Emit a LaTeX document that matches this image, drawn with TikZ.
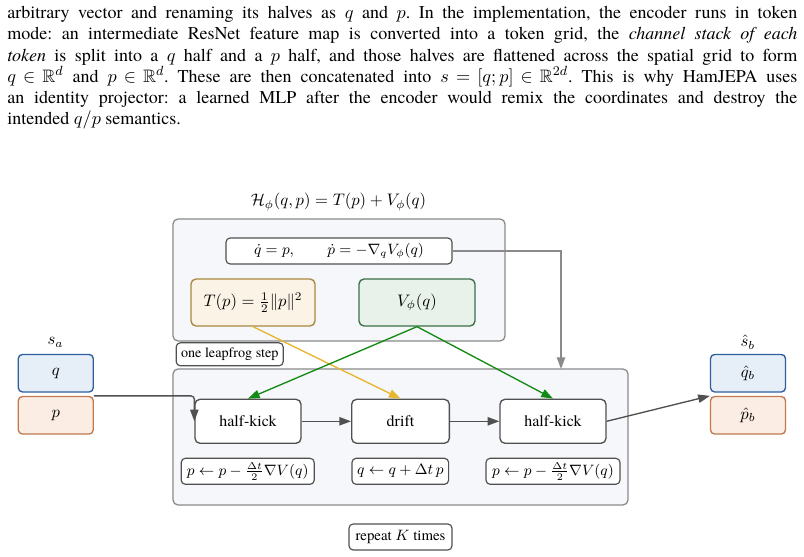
\documentclass[tikz,border=0pt]{standalone}
\usepackage{amsmath,amssymb}
\usepackage{fontspec}
\setmainfont{texgyretermes}[Extension=.otf, UprightFont=*-regular, ItalicFont=*-italic, BoldFont=*-bold, BoldItalicFont=*-bolditalic]
\usetikzlibrary{arrows.meta}
\definecolor{cbg}{HTML}{F5F7FB}
\definecolor{cgray}{HTML}{8A8A8A}
\definecolor{dgray}{HTML}{505050}
\definecolor{tfill}{HTML}{FAF3E6}
\definecolor{tdraw}{HTML}{A8883F}
\definecolor{vfill}{HTML}{E8F2EA}
\definecolor{vdraw}{HTML}{3A6F47}
\definecolor{qfill}{HTML}{E6EEF8}
\definecolor{qdraw}{HTML}{2F5F9C}
\definecolor{pfill}{HTML}{FBEDE3}
\definecolor{pdraw}{HTML}{C07A4E}
\definecolor{ycol}{HTML}{E8B52E}
\definecolor{gcol}{HTML}{138A13}
\frenchspacing
\tikzset{
  container/.style={draw=cgray, line width=0.75pt, fill=cbg, rounded corners=3pt, inner sep=0pt},
  opbox/.style={draw=dgray, line width=0.8pt, fill=white, rounded corners=3pt, inner sep=0pt,
    minimum height=26.4pt, font=\fontsize{9.6}{11}\selectfont},
  smallbox/.style={draw=dgray, line width=0.7pt, fill=white, rounded corners=2.5pt, inner sep=0pt,
    minimum height=15.6pt, font=\fontsize{8.9}{10}\selectfont},
  statebox/.style={line width=0.8pt, rounded corners=2.5pt, inner sep=0pt, minimum width=45pt,
    minimum height=22.5pt, font=\fontsize{9.6}{11}\selectfont},
  termbox/.style={line width=0.8pt, rounded corners=3pt, inner sep=0pt, minimum height=28.2pt,
    font=\fontsize{10}{12}\selectfont},
  conn/.style={draw=dgray, line width=0.8pt, -{Triangle[length=7pt,width=5pt]}},
  yconn/.style={draw=ycol, line width=0.8pt, -{Triangle[length=7pt,width=5pt]}},
  gconn/.style={draw=gcol, line width=0.8pt, -{Triangle[length=7pt,width=5pt]}},
  lconn/.style={draw=cgray, line width=0.75pt, -{Triangle[length=7pt,width=5pt]}},
  para/.style={anchor=base west, inner sep=0pt, font=\fontsize{10.8}{12.8}\selectfont},
}
\newcommand{\fline}[1]{{\thickmuskip=5mu plus 1mu\relax\medmuskip=4mu plus 1mu minus 4mu\relax\makebox[474pt][s]{#1}}}
\begin{document}
\begin{tikzpicture}[x=0.6pt,y=-0.6pt]
\useasboundingbox[fill=white] (0,0) rectangle (804,557);
% paragraph
\node[para] (l1) at (7,18.5) {\fline{arbitrary vector and renaming its halves as $q$ and $p$. In the implementation, the encoder runs in token}};
\node[para] (l2) at (7,39.8) {\fline{mode: an intermediate ResNet feature map is converted into a token grid, the \textit{channel stack of each}}};
\node[para] (l3) at (7,61.1) {\fline{\textit{token} is split into a $q$ half and a $p$ half, and those halves are flattened across the spatial grid to form}};
\node[para] (l4) at (7,82.4) {\fline{$q \in \mathbb{R}^d$ and $p \in \mathbb{R}^d$. These are then concatenated into $s=[q;p]\in\mathbb{R}^{2d}$. This is why HamJEPA uses}};
\node[para] (l5) at (7,103.7) {\fline{an identity projector: a learned MLP after the encoder would remix the coordinates and destroy the}};
\node[para] (l6) at (7,125) {intended $q/p$ semantics.};
% containers
\node[container, minimum width=199.2pt, minimum height=73.2pt] (ham) at (339,280) {};
\node[container, minimum width=273pt, minimum height=81.6pt] (leap) at (400.5,437) {};
\node[font=\fontsize{10.2}{12}\selectfont, inner sep=0pt] (title) at (338.5,202) {$\mathcal{H}_\phi(q,p) = T(p) + V_\phi(q)$};
\coordinate (leaptop) at (561,369);
% nodes
\node[smallbox, minimum width=135.6pt, font=\fontsize{9.2}{11}\selectfont] (eq) at (339,251) {$\dot q = p, \qquad \dot p = -\nabla_q V_\phi(q)$};
\node[termbox, draw=tdraw, fill=tfill, minimum width=74.4pt] (T) at (253,302.5) {$T(p) = \frac{1}{2}\|p\|^2$};
\node[termbox, draw=vdraw, fill=vfill, minimum width=69.6pt] (V) at (417,302.5) {$V_\phi(q)$};
\node[smallbox, minimum width=64.2pt, minimum height=13.8pt, font=\fontsize{8.5}{10}\selectfont] (lf) at (229.7,354.3) {one leapfrog step};
\node[opbox, minimum width=63.6pt] (hk1) at (248,421.3) {half-kick};
\node[opbox, minimum width=58.6pt] (drift) at (400.5,421.3) {drift};
\node[opbox, minimum width=63.6pt] (hk2) at (553,421.3) {half-kick};
\node[smallbox, minimum width=79.8pt] (f1) at (247.7,471.3) {$p \leftarrow p - \frac{\Delta t}{2}\nabla V(q)$};
\node[smallbox, minimum width=58pt] (f2) at (400.3,471.3) {$q \leftarrow q + \Delta t\, p$};
\node[smallbox, minimum width=80.4pt] (f3) at (553,471.3) {$p \leftarrow p - \frac{\Delta t}{2}\nabla V(q)$};
\node[smallbox, minimum width=61.8pt] (rep) at (400.5,537) {repeat $K$ times};
% states
\node[font=\fontsize{9.6}{11}\selectfont, inner sep=0pt] (sa) at (55.5,342.5) {$s_a$};
\node[statebox, draw=qdraw, fill=qfill] (q) at (55.8,373.2) {$q$};
\node[statebox, draw=pdraw, fill=pfill] (p) at (55.8,415.3) {$p$};
\node[font=\fontsize{9.6}{11}\selectfont, inner sep=0pt] (sb) at (747.8,342) {$\hat s_b$};
\node[statebox, draw=qdraw, fill=qfill] (qb) at (748,373.2) {$\hat q_b$};
\node[statebox, draw=pdraw, fill=pfill] (pb) at (748,415.3) {$\hat p_b$};
% connectors
\draw[yconn] (T.south) -- (drift.north);
\draw[gconn] (V.south) -- (hk1.north);
\draw[gconn] (V.south) -- (hk2.north);
\draw[lconn] (eq.east) -| (leaptop);
\draw[conn, rounded corners=2pt] (p.north east) -| (hk1.west);
\draw[conn] (hk1) -- (drift);
\draw[conn] (drift) -- (hk2);
\draw[conn] (hk2.east) -- (pb.north west);
\end{tikzpicture}
\end{document}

--------------------------------

— AIM —
Without the pictures, repeat the listing above exactly.

— WRITTEN REPLY —
Emit a LaTeX document that matches this image, drawn with TikZ.
\documentclass[tikz,border=0pt]{standalone}
\usepackage{amsmath,amssymb}
\usepackage{fontspec}
\setmainfont{texgyretermes}[Extension=.otf, UprightFont=*-regular, ItalicFont=*-italic, BoldFont=*-bold, BoldItalicFont=*-bolditalic]
\usetikzlibrary{arrows.meta}
\definecolor{cbg}{HTML}{F5F7FB}
\definecolor{cgray}{HTML}{8A8A8A}
\definecolor{dgray}{HTML}{505050}
\definecolor{tfill}{HTML}{FAF3E6}
\definecolor{tdraw}{HTML}{A8883F}
\definecolor{vfill}{HTML}{E8F2EA}
\definecolor{vdraw}{HTML}{3A6F47}
\definecolor{qfill}{HTML}{E6EEF8}
\definecolor{qdraw}{HTML}{2F5F9C}
\definecolor{pfill}{HTML}{FBEDE3}
\definecolor{pdraw}{HTML}{C07A4E}
\definecolor{ycol}{HTML}{E8B52E}
\definecolor{gcol}{HTML}{138A13}
\frenchspacing
\tikzset{
  container/.style={draw=cgray, line width=0.75pt, fill=cbg, rounded corners=3pt, inner sep=0pt},
  opbox/.style={draw=dgray, line width=0.8pt, fill=white, rounded corners=3pt, inner sep=0pt,
    minimum height=26.4pt, font=\fontsize{9.6}{11}\selectfont},
  smallbox/.style={draw=dgray, line width=0.7pt, fill=white, rounded corners=2.5pt, inner sep=0pt,
    minimum height=15.6pt, font=\fontsize{8.9}{10}\selectfont},
  statebox/.style={line width=0.8pt, rounded corners=2.5pt, inner sep=0pt, minimum width=45pt,
    minimum height=22.5pt, font=\fontsize{9.6}{11}\selectfont},
  termbox/.style={line width=0.8pt, rounded corners=3pt, inner sep=0pt, minimum height=28.2pt,
    font=\fontsize{10}{12}\selectfont},
  conn/.style={draw=dgray, line width=0.8pt, -{Triangle[length=7pt,width=5pt]}},
  yconn/.style={draw=ycol, line width=0.8pt, -{Triangle[length=7pt,width=5pt]}},
  gconn/.style={draw=gcol, line width=0.8pt, -{Triangle[length=7pt,width=5pt]}},
  lconn/.style={draw=cgray, line width=0.75pt, -{Triangle[length=7pt,width=5pt]}},
  para/.style={anchor=base west, inner sep=0pt, font=\fontsize{10.8}{12.8}\selectfont},
}
\newcommand{\fline}[1]{{\thickmuskip=5mu plus 1mu\relax\medmuskip=4mu plus 1mu minus 4mu\relax\makebox[474pt][s]{#1}}}
\begin{document}
\begin{tikzpicture}[x=0.6pt,y=-0.6pt]
\useasboundingbox[fill=white] (0,0) rectangle (804,557);
% paragraph
\node[para] (l1) at (7,18.5) {\fline{arbitrary vector and renaming its halves as $q$ and $p$. In the implementation, the encoder runs in token}};
\node[para] (l2) at (7,39.8) {\fline{mode: an intermediate ResNet feature map is converted into a token grid, the \textit{channel stack of each}}};
\node[para] (l3) at (7,61.1) {\fline{\textit{token} is split into a $q$ half and a $p$ half, and those halves are flattened across the spatial grid to form}};
\node[para] (l4) at (7,82.4) {\fline{$q \in \mathbb{R}^d$ and $p \in \mathbb{R}^d$. These are then concatenated into $s=[q;p]\in\mathbb{R}^{2d}$. This is why HamJEPA uses}};
\node[para] (l5) at (7,103.7) {\fline{an identity projector: a learned MLP after the encoder would remix the coordinates and destroy the}};
\node[para] (l6) at (7,125) {intended $q/p$ semantics.};
% containers
\node[container, minimum width=199.2pt, minimum height=73.2pt] (ham) at (339,280) {};
\node[container, minimum width=273pt, minimum height=81.6pt] (leap) at (400.5,437) {};
\node[font=\fontsize{10.2}{12}\selectfont, inner sep=0pt] (title) at (338.5,202) {$\mathcal{H}_\phi(q,p) = T(p) + V_\phi(q)$};
\coordinate (leaptop) at (561,369);
% nodes
\node[smallbox, minimum width=135.6pt, font=\fontsize{9.2}{11}\selectfont] (eq) at (339,251) {$\dot q = p, \qquad \dot p = -\nabla_q V_\phi(q)$};
\node[termbox, draw=tdraw, fill=tfill, minimum width=74.4pt] (T) at (253,302.5) {$T(p) = \frac{1}{2}\|p\|^2$};
\node[termbox, draw=vdraw, fill=vfill, minimum width=69.6pt] (V) at (417,302.5) {$V_\phi(q)$};
\node[smallbox, minimum width=64.2pt, minimum height=13.8pt, font=\fontsize{8.5}{10}\selectfont] (lf) at (229.7,354.3) {one leapfrog step};
\node[opbox, minimum width=63.6pt] (hk1) at (248,421.3) {half-kick};
\node[opbox, minimum width=58.6pt] (drift) at (400.5,421.3) {drift};
\node[opbox, minimum width=63.6pt] (hk2) at (553,421.3) {half-kick};
\node[smallbox, minimum width=79.8pt] (f1) at (247.7,471.3) {$p \leftarrow p - \frac{\Delta t}{2}\nabla V(q)$};
\node[smallbox, minimum width=58pt] (f2) at (400.3,471.3) {$q \leftarrow q + \Delta t\, p$};
\node[smallbox, minimum width=80.4pt] (f3) at (553,471.3) {$p \leftarrow p - \frac{\Delta t}{2}\nabla V(q)$};
\node[smallbox, minimum width=61.8pt] (rep) at (400.5,537) {repeat $K$ times};
% states
\node[font=\fontsize{9.6}{11}\selectfont, inner sep=0pt] (sa) at (55.5,342.5) {$s_a$};
\node[statebox, draw=qdraw, fill=qfill] (q) at (55.8,373.2) {$q$};
\node[statebox, draw=pdraw, fill=pfill] (p) at (55.8,415.3) {$p$};
\node[font=\fontsize{9.6}{11}\selectfont, inner sep=0pt] (sb) at (747.8,342) {$\hat s_b$};
\node[statebox, draw=qdraw, fill=qfill] (qb) at (748,373.2) {$\hat q_b$};
\node[statebox, draw=pdraw, fill=pfill] (pb) at (748,415.3) {$\hat p_b$};
% connectors
\draw[yconn] (T.south) -- (drift.north);
\draw[gconn] (V.south) -- (hk1.north);
\draw[gconn] (V.south) -- (hk2.north);
\draw[lconn] (eq.east) -| (leaptop);
\draw[conn, rounded corners=2pt] (p.north east) -| (hk1.west);
\draw[conn] (hk1) -- (drift);
\draw[conn] (drift) -- (hk2);
\draw[conn] (hk2.east) -- (pb.north west);
\end{tikzpicture}
\end{document}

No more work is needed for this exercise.